Set down the lines from the one containing "Reproduce this diagram with TikZ." to the one containing "(0,0) rectangle (1103,1295);", both lines included, exactly as they stand and with no other lines.

• DATA ROWS:
= = = = =

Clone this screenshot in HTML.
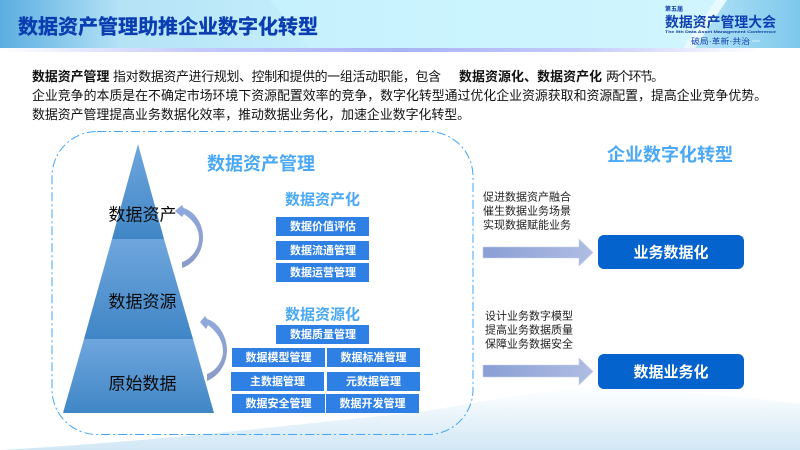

= = = = =

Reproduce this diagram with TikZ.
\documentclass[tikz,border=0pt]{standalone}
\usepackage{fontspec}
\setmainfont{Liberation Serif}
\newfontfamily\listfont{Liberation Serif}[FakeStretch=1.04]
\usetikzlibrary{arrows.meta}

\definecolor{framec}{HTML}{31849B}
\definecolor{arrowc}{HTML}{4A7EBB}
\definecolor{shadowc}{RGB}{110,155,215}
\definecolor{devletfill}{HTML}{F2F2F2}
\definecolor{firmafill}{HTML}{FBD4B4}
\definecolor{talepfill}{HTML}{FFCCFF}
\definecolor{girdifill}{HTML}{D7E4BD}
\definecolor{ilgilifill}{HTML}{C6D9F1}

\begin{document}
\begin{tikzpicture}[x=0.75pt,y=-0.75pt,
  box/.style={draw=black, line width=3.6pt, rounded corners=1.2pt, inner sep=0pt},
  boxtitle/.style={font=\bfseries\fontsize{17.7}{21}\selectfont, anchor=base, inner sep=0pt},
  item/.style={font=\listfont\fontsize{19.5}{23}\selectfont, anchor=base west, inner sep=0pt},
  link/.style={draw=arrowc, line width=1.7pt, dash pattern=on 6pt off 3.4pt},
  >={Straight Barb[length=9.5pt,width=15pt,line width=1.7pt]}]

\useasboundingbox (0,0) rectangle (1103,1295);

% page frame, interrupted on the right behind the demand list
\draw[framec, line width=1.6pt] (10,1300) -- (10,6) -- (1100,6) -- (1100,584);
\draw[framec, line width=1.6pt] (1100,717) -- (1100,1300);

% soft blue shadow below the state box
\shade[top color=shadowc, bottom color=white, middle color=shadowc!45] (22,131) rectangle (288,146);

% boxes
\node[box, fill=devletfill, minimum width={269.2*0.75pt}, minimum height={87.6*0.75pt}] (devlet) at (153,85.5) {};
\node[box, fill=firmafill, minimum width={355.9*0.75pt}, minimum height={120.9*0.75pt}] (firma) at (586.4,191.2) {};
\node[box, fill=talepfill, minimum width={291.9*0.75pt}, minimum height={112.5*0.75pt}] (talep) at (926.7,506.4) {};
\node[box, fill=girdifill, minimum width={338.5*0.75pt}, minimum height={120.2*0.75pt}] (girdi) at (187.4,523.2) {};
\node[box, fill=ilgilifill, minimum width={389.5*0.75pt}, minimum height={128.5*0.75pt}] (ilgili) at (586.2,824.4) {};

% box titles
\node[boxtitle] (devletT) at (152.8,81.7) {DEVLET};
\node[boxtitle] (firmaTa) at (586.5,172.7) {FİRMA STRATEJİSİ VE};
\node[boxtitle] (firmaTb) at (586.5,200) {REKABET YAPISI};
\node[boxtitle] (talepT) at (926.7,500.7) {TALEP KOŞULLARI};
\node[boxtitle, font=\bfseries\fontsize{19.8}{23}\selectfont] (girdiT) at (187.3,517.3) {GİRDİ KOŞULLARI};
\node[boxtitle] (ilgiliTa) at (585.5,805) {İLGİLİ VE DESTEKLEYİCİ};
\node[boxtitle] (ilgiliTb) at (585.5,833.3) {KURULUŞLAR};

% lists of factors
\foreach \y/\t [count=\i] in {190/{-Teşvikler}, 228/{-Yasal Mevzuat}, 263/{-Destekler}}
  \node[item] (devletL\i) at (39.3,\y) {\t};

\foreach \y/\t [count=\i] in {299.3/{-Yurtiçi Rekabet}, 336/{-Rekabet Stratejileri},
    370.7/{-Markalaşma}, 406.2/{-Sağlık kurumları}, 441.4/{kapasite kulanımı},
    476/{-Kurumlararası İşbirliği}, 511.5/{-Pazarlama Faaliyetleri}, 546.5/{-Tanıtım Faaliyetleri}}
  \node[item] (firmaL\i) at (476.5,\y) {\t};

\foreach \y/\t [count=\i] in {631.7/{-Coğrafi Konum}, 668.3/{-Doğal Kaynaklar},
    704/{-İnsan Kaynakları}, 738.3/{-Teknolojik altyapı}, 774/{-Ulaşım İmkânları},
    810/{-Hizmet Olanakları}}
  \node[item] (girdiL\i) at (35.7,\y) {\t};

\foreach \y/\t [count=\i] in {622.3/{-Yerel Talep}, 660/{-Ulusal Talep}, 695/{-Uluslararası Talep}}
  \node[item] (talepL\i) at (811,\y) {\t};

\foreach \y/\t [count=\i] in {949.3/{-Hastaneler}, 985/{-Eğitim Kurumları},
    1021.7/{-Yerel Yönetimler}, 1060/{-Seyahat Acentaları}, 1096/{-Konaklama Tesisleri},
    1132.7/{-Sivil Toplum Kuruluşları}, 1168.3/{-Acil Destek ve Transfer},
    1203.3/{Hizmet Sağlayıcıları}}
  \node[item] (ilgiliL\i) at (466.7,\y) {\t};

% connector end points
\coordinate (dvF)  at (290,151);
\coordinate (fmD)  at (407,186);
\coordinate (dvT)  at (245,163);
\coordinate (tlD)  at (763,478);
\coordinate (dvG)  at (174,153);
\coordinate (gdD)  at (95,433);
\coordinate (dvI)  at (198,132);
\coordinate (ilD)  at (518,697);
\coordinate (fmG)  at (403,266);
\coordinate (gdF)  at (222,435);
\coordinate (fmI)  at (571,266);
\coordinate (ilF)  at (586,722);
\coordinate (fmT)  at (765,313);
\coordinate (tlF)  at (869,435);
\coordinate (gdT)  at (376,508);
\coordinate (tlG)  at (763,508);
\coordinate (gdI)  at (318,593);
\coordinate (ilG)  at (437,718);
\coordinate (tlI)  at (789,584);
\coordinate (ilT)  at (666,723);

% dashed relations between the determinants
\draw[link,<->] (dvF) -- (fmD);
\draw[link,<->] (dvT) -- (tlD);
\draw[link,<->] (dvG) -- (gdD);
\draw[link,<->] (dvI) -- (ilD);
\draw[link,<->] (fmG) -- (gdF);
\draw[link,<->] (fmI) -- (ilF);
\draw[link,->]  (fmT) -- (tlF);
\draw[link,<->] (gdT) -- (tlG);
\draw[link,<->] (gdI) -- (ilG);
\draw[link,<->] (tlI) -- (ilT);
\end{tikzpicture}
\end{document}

= = = = =

• REPLY TO THE TASK:
Reproduce this diagram with TikZ.
\documentclass[tikz,border=0pt]{standalone}
\usepackage{fontspec}
\setmainfont{Liberation Serif}
\newfontfamily\listfont{Liberation Serif}[FakeStretch=1.04]
\usetikzlibrary{arrows.meta}

\definecolor{framec}{HTML}{31849B}
\definecolor{arrowc}{HTML}{4A7EBB}
\definecolor{shadowc}{RGB}{110,155,215}
\definecolor{devletfill}{HTML}{F2F2F2}
\definecolor{firmafill}{HTML}{FBD4B4}
\definecolor{talepfill}{HTML}{FFCCFF}
\definecolor{girdifill}{HTML}{D7E4BD}
\definecolor{ilgilifill}{HTML}{C6D9F1}

\begin{document}
\begin{tikzpicture}[x=0.75pt,y=-0.75pt,
  box/.style={draw=black, line width=3.6pt, rounded corners=1.2pt, inner sep=0pt},
  boxtitle/.style={font=\bfseries\fontsize{17.7}{21}\selectfont, anchor=base, inner sep=0pt},
  item/.style={font=\listfont\fontsize{19.5}{23}\selectfont, anchor=base west, inner sep=0pt},
  link/.style={draw=arrowc, line width=1.7pt, dash pattern=on 6pt off 3.4pt},
  >={Straight Barb[length=9.5pt,width=15pt,line width=1.7pt]}]

\useasboundingbox (0,0) rectangle (1103,1295);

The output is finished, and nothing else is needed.